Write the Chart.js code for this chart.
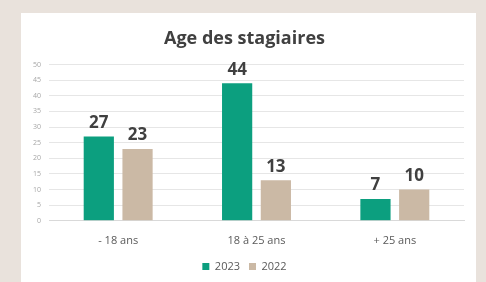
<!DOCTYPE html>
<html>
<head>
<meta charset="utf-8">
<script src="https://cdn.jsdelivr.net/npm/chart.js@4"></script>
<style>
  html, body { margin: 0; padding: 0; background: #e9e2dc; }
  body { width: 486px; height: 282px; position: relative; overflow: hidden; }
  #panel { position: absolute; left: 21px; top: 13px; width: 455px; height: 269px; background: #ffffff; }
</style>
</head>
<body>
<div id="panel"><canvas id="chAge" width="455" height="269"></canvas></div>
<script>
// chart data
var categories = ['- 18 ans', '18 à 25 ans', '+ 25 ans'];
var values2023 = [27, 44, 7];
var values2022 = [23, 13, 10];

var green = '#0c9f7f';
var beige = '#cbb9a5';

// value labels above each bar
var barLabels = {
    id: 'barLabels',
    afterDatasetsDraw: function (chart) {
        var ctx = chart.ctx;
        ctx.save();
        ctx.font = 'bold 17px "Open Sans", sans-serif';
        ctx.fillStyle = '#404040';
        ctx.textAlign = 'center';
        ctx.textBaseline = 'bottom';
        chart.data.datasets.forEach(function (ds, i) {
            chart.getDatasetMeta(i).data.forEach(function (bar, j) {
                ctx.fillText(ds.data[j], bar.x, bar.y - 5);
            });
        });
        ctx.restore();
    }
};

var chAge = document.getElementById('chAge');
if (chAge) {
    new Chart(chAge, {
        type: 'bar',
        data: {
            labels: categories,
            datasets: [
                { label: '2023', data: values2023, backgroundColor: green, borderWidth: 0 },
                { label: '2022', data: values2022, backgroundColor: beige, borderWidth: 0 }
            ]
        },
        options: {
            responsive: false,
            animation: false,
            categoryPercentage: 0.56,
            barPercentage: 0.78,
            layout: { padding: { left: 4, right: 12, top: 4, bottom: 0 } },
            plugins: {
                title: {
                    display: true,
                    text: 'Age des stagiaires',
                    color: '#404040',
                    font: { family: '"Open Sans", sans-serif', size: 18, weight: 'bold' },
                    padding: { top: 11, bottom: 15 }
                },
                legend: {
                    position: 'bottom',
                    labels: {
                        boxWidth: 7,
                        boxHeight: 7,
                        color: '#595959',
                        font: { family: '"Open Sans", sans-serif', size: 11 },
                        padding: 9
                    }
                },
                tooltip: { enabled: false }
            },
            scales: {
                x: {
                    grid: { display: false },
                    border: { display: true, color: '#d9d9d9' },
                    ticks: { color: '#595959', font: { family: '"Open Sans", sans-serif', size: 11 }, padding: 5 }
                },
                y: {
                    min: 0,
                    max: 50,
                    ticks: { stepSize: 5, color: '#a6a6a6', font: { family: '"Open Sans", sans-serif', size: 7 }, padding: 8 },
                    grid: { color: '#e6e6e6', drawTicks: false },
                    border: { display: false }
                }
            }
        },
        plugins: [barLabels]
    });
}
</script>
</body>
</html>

===

:: AIM OF THE EXERCISE ::
From the first line of the listing above, repeat every line through the one holding "var beige = '#cbb9a5';". Both ends count, and pictures stay out.

:: EXERCISE OUTPUT ::
Write the Chart.js code for this chart.
<!DOCTYPE html>
<html>
<head>
<meta charset="utf-8">
<script src="https://cdn.jsdelivr.net/npm/chart.js@4"></script>
<style>
  html, body { margin: 0; padding: 0; background: #e9e2dc; }
  body { width: 486px; height: 282px; position: relative; overflow: hidden; }
  #panel { position: absolute; left: 21px; top: 13px; width: 455px; height: 269px; background: #ffffff; }
</style>
</head>
<body>
<div id="panel"><canvas id="chAge" width="455" height="269"></canvas></div>
<script>
// chart data
var categories = ['- 18 ans', '18 à 25 ans', '+ 25 ans'];
var values2023 = [27, 44, 7];
var values2022 = [23, 13, 10];

var green = '#0c9f7f';
var beige = '#cbb9a5';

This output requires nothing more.